======== ENTRIES SUPPLIED

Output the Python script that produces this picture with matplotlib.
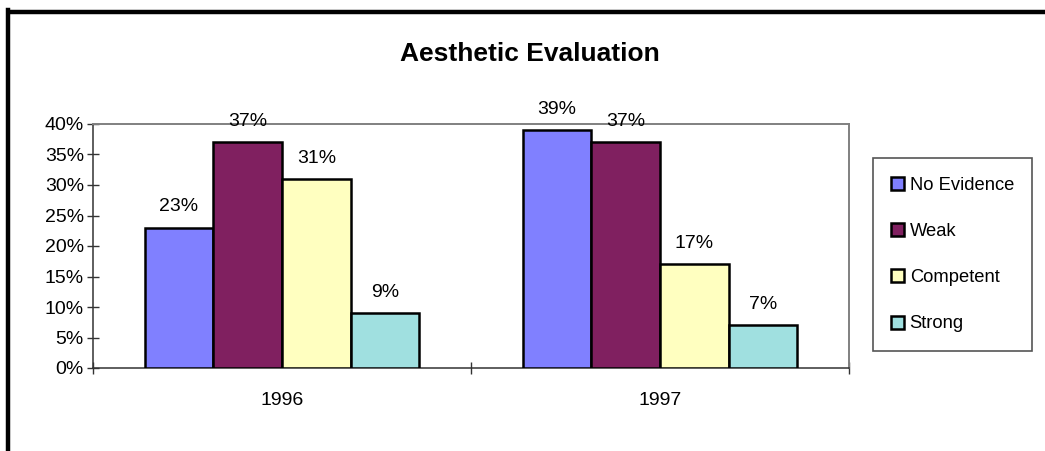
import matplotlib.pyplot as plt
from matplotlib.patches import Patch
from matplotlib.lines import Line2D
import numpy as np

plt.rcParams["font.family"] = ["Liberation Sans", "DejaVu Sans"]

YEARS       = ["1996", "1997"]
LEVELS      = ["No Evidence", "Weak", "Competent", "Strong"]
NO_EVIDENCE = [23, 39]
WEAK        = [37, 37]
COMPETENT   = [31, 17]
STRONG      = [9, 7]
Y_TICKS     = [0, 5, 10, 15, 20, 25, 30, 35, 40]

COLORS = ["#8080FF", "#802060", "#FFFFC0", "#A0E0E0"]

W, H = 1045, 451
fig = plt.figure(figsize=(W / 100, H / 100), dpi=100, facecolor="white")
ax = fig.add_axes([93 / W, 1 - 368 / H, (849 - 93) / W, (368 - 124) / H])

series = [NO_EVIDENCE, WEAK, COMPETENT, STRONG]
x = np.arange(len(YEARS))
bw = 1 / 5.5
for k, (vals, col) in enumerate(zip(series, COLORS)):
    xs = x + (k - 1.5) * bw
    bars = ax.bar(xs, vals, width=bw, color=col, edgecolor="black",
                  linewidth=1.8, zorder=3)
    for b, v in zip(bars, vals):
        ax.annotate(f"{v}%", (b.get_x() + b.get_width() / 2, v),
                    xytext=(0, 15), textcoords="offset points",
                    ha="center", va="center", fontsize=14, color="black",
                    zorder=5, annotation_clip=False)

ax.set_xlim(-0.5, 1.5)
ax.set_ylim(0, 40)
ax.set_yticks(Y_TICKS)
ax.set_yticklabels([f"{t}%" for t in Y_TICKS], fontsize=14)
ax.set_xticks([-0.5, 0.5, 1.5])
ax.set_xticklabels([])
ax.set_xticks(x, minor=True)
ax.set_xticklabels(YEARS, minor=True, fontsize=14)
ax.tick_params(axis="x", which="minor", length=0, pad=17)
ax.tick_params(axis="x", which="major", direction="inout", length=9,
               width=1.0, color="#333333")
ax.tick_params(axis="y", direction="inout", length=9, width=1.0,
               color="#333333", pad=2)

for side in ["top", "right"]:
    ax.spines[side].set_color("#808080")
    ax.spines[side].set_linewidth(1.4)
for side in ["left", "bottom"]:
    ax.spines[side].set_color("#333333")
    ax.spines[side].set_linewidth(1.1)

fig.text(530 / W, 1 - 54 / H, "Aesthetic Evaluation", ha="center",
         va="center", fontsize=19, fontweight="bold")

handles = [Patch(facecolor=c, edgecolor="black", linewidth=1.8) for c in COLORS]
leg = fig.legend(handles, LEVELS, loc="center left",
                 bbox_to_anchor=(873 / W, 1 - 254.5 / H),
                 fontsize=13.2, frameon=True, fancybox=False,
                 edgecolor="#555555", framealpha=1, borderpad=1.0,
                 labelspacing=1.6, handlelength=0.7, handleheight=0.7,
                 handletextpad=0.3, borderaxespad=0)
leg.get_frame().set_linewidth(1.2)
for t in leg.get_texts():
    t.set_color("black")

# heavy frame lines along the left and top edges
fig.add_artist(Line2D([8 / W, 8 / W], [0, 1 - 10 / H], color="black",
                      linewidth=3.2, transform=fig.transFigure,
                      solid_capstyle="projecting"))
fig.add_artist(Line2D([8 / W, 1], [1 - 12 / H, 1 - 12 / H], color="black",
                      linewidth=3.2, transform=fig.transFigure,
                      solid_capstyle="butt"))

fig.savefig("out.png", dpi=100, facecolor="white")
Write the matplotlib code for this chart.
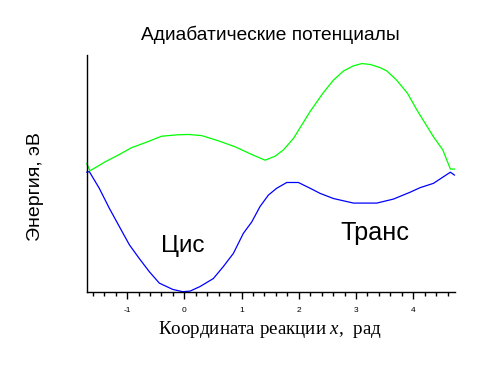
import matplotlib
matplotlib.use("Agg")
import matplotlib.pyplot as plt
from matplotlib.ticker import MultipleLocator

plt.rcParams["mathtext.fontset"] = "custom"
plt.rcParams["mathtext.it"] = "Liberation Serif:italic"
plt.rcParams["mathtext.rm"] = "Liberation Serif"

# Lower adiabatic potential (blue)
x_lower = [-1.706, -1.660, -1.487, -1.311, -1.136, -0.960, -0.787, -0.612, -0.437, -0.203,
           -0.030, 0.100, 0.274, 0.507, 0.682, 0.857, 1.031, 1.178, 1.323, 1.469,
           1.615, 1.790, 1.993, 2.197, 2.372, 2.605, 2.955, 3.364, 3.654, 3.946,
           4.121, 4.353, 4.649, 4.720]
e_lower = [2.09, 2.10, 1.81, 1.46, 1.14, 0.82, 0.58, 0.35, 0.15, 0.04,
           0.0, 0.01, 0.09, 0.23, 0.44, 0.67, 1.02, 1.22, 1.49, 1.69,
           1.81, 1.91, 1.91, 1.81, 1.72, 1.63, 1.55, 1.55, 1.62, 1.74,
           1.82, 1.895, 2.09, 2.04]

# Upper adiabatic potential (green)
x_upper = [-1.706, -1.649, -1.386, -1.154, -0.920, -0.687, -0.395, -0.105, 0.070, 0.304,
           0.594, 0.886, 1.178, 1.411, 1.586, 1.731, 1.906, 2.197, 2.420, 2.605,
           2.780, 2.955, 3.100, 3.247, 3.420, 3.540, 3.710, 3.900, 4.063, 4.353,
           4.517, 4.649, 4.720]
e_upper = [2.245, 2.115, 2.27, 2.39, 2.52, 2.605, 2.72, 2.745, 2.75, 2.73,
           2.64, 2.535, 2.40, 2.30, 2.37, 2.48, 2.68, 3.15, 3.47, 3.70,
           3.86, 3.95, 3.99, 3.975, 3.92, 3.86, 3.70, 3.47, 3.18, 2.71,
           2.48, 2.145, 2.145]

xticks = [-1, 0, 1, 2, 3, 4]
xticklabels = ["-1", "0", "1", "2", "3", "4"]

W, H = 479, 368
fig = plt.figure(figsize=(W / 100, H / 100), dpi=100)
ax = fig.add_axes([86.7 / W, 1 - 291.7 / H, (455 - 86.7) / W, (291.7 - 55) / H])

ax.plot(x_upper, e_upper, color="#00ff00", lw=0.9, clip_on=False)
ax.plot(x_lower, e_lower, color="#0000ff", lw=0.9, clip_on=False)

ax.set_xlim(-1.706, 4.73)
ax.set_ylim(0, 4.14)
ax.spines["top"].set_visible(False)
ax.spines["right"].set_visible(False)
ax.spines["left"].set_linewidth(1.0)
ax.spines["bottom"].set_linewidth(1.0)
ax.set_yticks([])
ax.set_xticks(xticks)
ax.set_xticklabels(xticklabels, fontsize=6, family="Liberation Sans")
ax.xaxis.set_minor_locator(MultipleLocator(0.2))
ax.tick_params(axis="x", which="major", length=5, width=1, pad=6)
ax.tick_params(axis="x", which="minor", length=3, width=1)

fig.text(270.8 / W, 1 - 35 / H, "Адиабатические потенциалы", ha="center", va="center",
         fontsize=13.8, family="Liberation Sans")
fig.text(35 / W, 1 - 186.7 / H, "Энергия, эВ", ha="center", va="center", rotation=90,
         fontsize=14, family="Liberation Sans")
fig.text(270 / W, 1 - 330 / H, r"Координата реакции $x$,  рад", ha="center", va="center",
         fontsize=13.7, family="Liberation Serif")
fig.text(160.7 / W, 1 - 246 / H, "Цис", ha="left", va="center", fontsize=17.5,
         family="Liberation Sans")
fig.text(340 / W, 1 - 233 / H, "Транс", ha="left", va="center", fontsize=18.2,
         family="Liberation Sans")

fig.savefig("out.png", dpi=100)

================

[YOUR OBJECTIVE]:
Everything from the first line of the listing above through the line that contains "ax = fig.add_axes([93" is to be restated word for word, minus the pictures.

[SOLUTION TO THIS EXERCISE]:
Output the Python script that produces this picture with matplotlib.
import matplotlib.pyplot as plt
from matplotlib.patches import Patch
from matplotlib.lines import Line2D
import numpy as np

plt.rcParams["font.family"] = ["Liberation Sans", "DejaVu Sans"]

YEARS       = ["1996", "1997"]
LEVELS      = ["No Evidence", "Weak", "Competent", "Strong"]
NO_EVIDENCE = [23, 39]
WEAK        = [37, 37]
COMPETENT   = [31, 17]
STRONG      = [9, 7]
Y_TICKS     = [0, 5, 10, 15, 20, 25, 30, 35, 40]

COLORS = ["#8080FF", "#802060", "#FFFFC0", "#A0E0E0"]

W, H = 1045, 451
fig = plt.figure(figsize=(W / 100, H / 100), dpi=100, facecolor="white")
ax = fig.add_axes([93 / W, 1 - 368 / H, (849 - 93) / W, (368 - 124) / H])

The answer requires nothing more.